There have been some changes of plan and a lot of work behind the scenes since the last round-up of CKAN news back in July. Major areas of work include the new Datastore and significant overhauls to CKAN’s web user interface. The release of CKAN 1.8 has been delayed, in order that it can include the new Datastore. Some details are below.
CKAN’s Datastore provides structured storage and querying of data, and underpins CKAN’s previews as well as other custom-made applications to access and process data. In current releases of CKAN, the Datastore is built on elasticsearch, an open-source search engine which was quick to build and is good for providing full-text search of a data resource. However, elasticsearch is limited in what it can do, and we have wanted for a while to replace it with a full database-backed system. We’ve now had a chance to spend some time on this – David has built a new Datastore based on PostgreSQL, and Dominik has been adding improvements and working on the migrations.
The new Datastore will have a full SQL search API, enabling more complicated queries, including queries that join data across different data tables. (We’ve also found some reliability problems with elasticsearch which it will hopefully solve.)
The new Datastore is one of several major changes in progress to the code base. As a result work has started on a code branch for version 2.0 to reflect the fact that it will be a significant change. The changes include the new Jinja templating system (and a resulting change to all the default templates), which will not cause much visible change for users, but will make life much easier for anyone wanting to run their own customised version of CKAN. Legacy support for the old templates will be included, so that instances with existing customisations can keep them until they switch to the new system.
CKAN’s default user interface hasn’t changed significantly in 5 years and sadly needed attention. That changed dramatically for the better recently when the team gained a front end developer – first Aron and now JohnM – who have worked with Toby on improving the UI. The results can be seen on the CKAN demo site. They will be integrated into CKAN’s default UI in version 2.0.
Organizations and authorization
CKAN 2.0 will also include a new access authorization system. At its heart will be Organizations, a new feature to enable a smoother workflow for data publishers. An Organization will be a collection of datasets and users, so that a dataset can only be changed by users in the relevant Organization. (For a community instance like the DataHub, all users will belong to a default Organization.)

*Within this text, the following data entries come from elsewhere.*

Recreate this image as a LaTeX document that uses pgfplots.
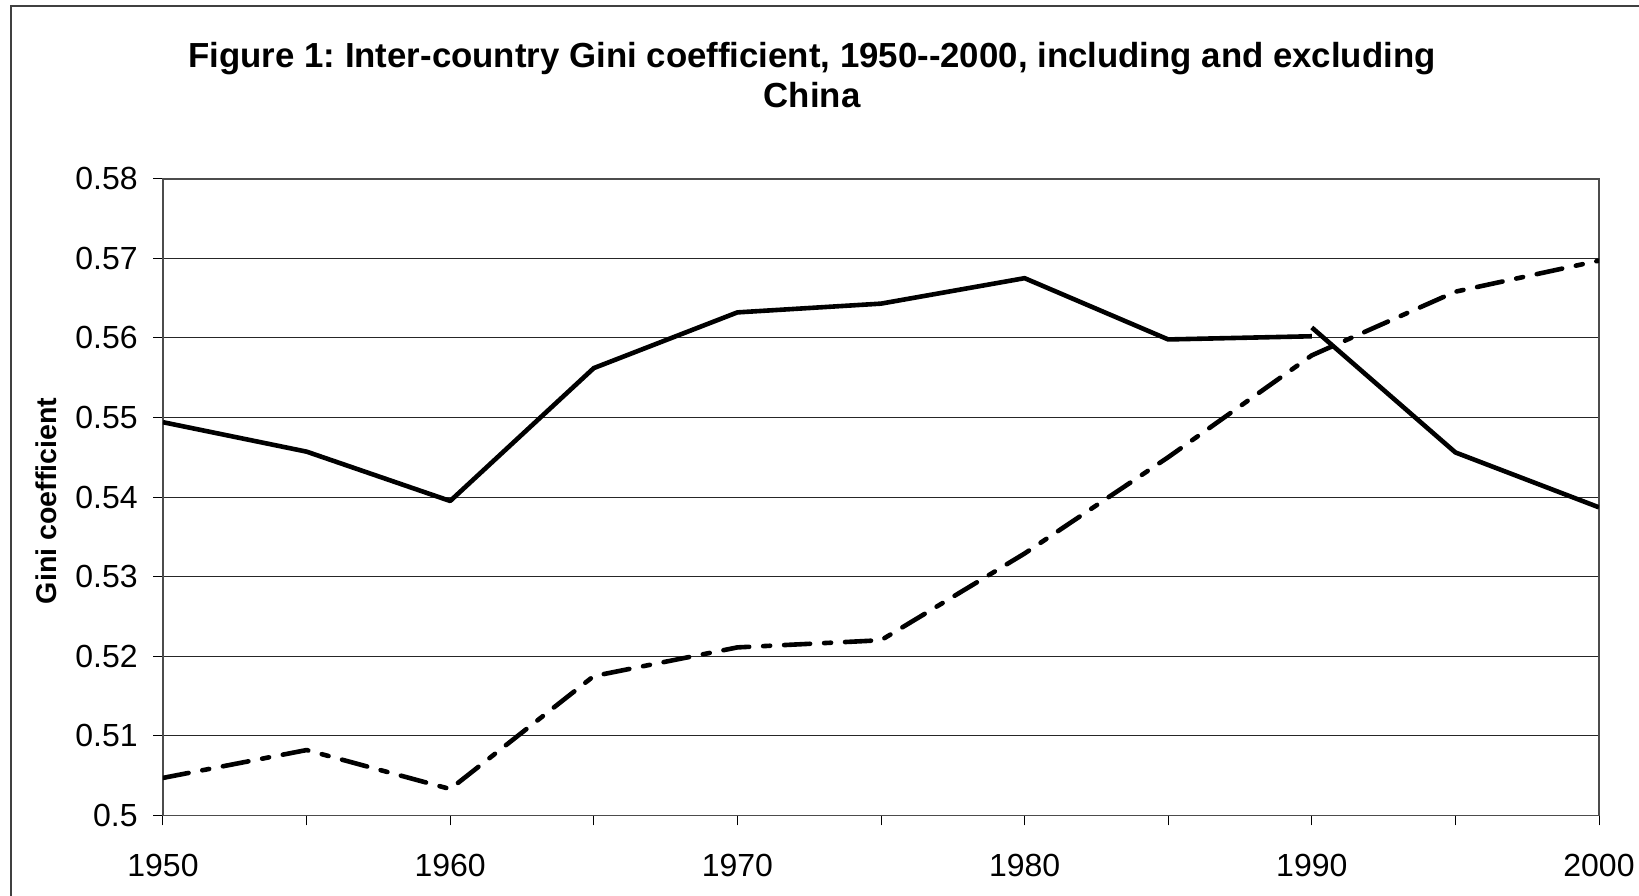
\documentclass[border=0pt]{standalone}
\usepackage{fontspec}
\setmainfont{Liberation Sans}
\usepackage{pgfplots}
\pgfplotsset{compat=1.18}
\frenchspacing
\begin{document}
\begin{tikzpicture}
\path[use as bounding box] (-81.5pt,-39.85pt) rectangle (738pt,407.65pt);
\clip (-81.5pt,-39.85pt) rectangle (738pt,407.65pt);
\fill[white] (-81.5pt,-39.85pt) rectangle (738pt,407.65pt);
\draw[black!75, line width=1pt] (-76pt,-80pt) rectangle (800pt,404.65pt);
\begin{axis}[
  at={(0pt,0pt)}, anchor=south west,
  scale only axis, width=718pt, height=318.3pt,
  xmin=1950, xmax=2000, ymin=0.5, ymax=0.58,
  xtick={1950,1960,1970,1980,1990,2000},
  xticklabels={1950,1960,1970,1980,1990,2000},
  minor xtick={1955,1965,1975,1985,1995},
  ytick={0.5,0.51,0.52,0.53,0.54,0.55,0.56,0.57,0.58},
  yticklabels={0.5,0.51,0.52,0.53,0.54,0.55,0.56,0.57,0.58},
  tick align=outside, xtick pos=lower, ytick pos=left,
  major tick length=5pt, minor tick length=5pt,
  tick style={black, line width=0.5pt},
  ymajorgrids, grid style={black!85, line width=0.5pt},
  axis line style={black!70, line width=0.8pt},
  ticklabel style={font=\fontsize{16}{18}\selectfont},
  xticklabel style={anchor=north, inner sep=0pt, yshift=-14pt},
  yticklabel style={anchor=east, inner sep=0pt, xshift=-7.5pt},
  ylabel={\bfseries Gini coefficient},
  ylabel style={font=\fontsize{14.3}{16}\selectfont, at={(axis description cs:-0.0815,0.494)}, anchor=center, rotate=0},
  title={\bfseries Figure 1: Inter-country Gini coefficient, 1950-{}-2000, including and excluding\\ \bfseries China},
  title style={font=\fontsize{17.4}{20}\selectfont, align=center, at={(axis description cs:0.452,1.1445)}, anchor=center},
]
\addplot[black, line width=2.3pt, line join=round] coordinates {
(1950,0.5494) (1955,0.5457) (1960,0.5395) (1965,0.5562) (1970,0.5632)
(1975,0.5643) (1980,0.5675) (1985,0.5598) (1990,0.5602)};
\addplot[black, line width=2.3pt, line join=round] coordinates {
(1990,0.5613) (1995,0.5456) (2000,0.5387)};
\addplot[black, line width=2.3pt, line join=round, line cap=round,
  dash pattern=on 13pt off 7pt on 3.5pt off 7pt] coordinates {
(1950,0.5047) (1955,0.5082) (1960,0.5033) (1965,0.5175) (1970,0.5211)
(1975,0.5220) (1980,0.5329) (1985,0.5450) (1990,0.5578) (1995,0.5658)
(2000,0.5697)};
\end{axis}
\end{tikzpicture}
\end{document}
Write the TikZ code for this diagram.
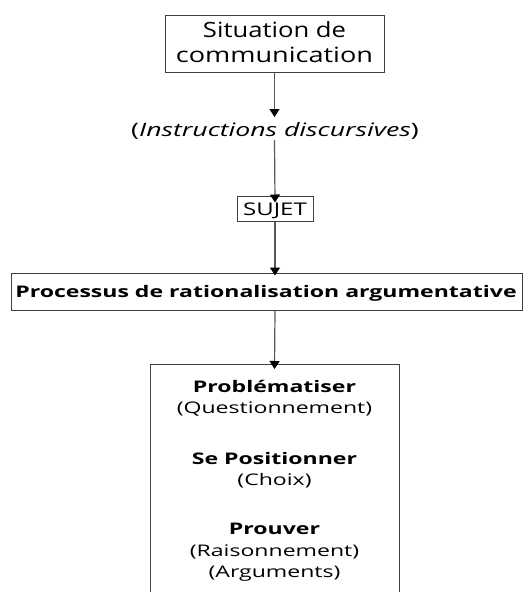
\documentclass[tikz,border=0pt]{standalone}
\usepackage{graphicx}
\usepackage{fontspec}
\setmainfont{Open Sans}
\usetikzlibrary{arrows.meta}
\newcommand{\hs}[2]{\scalebox{#1}[1]{#2}}
\begin{document}
\begin{tikzpicture}[x=1pt,y=-1pt,
  box/.style={draw=black!75, line width=1pt, inner sep=0pt},
  arr/.style={draw=black!65, line width=1.2pt, -{Triangle[length=8pt,width=10pt,color=black]}},
  lbl/.style={anchor=base, inner sep=0pt},
  big/.style={font=\fontsize{21}{21}\selectfont},
  mid/.style={font=\fontsize{18.5}{18.5}\selectfont},
  sml/.style={font=\fontsize{16}{16}\selectfont}]
\useasboundingbox (0,0) rectangle (531,592);
\fill[white] (0,0) rectangle (531,592);
% top box
\node[box, minimum width=219pt, minimum height=57pt] (sit) at (274.5,43.5) {};
\node[lbl, big] (sit1) at (274.5,37) {\hs{1.22}{Situation de}};
\node[lbl, big] (sit2) at (274.5,62) {\hs{1.29}{communication}};
% instructions
\node[lbl, mid] (instr) at (275,136) {\hs{1.44}{(\textit{Instructions discursives})}};
\coordinate (instrtop) at (274.5,117);
\coordinate (instrbot) at (274.5,140);
% SUJET
\node[box, minimum width=76pt, minimum height=25pt] (sujet) at (275,208.5) {};
\node[lbl, font=\fontsize{17.5}{17.5}\selectfont] (sujett) at (275,215) {\hs{1.37}{SUJET}};
% Processus
\node[box, minimum width=511pt, minimum height=37pt] (proc) at (266.5,291.5) {};
\node[lbl, sml] (proct) at (266,297) {\hs{1.44}{\bfseries Processus de rationalisation argumentative}};
% result box
\node[box, minimum width=249pt, minimum height=260pt, anchor=north] (res) at (274.5,364) {};
\node[lbl, sml] (r1) at (274.5,392) {\hs{1.44}{\bfseries Problématiser}};
\node[lbl, sml] (r2) at (274.5,413) {\hs{1.44}{(Questionnement)}};
\node[lbl, sml] (r3) at (274.5,464) {\hs{1.44}{\bfseries Se Positionner}};
\node[lbl, sml] (r4) at (274.5,485) {\hs{1.44}{(Choix)}};
\node[lbl, sml] (r5) at (274.5,534) {\hs{1.44}{\bfseries Prouver}};
\node[lbl, sml] (r6) at (274.5,556) {\hs{1.44}{(Raisonnement)}};
\node[lbl, sml] (r7) at (274.5,577) {\hs{1.44}{(Arguments)}};
% arrows
\draw[arr] (sit.south) -- (instrtop);
\draw[arr] (instrbot) -- ([yshift=-7pt]sujet.north);
\draw[arr] (sujet.south) -- ([yshift=-3pt]proc.north -| sujet.south);
\draw[arr] (proc.south -| sujet.south) -- ([yshift=-5pt]res.north);
\end{tikzpicture}
\end{document}
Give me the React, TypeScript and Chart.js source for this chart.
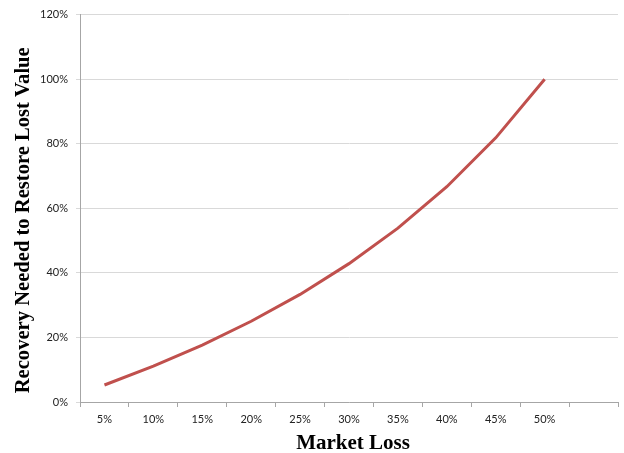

The release of CKAN 1.8 has been delayed, in order that it can include the new Datastore. To anyone who’s been waiting eagerly for 1.8, apologies! On reflection, we decided that for existing sites running 1.7.1 to upgrade now, only to have to do another upgrade shortly when the new DataStore is added, would be an unnecessary effort for little gain. The good news is that the Datatore has now been added to the 1.8 branch and will be undergoing testing over the next couple of weeks. An added complication is that sites using the old elasticsearch Datastore will need a way to migrate to the new one.
Comings and goings
Our first front end developer Aron left recently, and John Martin has joined the team to replace him. Dominik, a university student from Potsdam who joined us as an intern for the summer, will be going back to college soon, but we hope to be seeing more of him! We also said farewell recently to Ross, who made a great contribution during his time on the team as a developer, and Toby too is imminently off to pastures new. All the best to them from the CKAN team.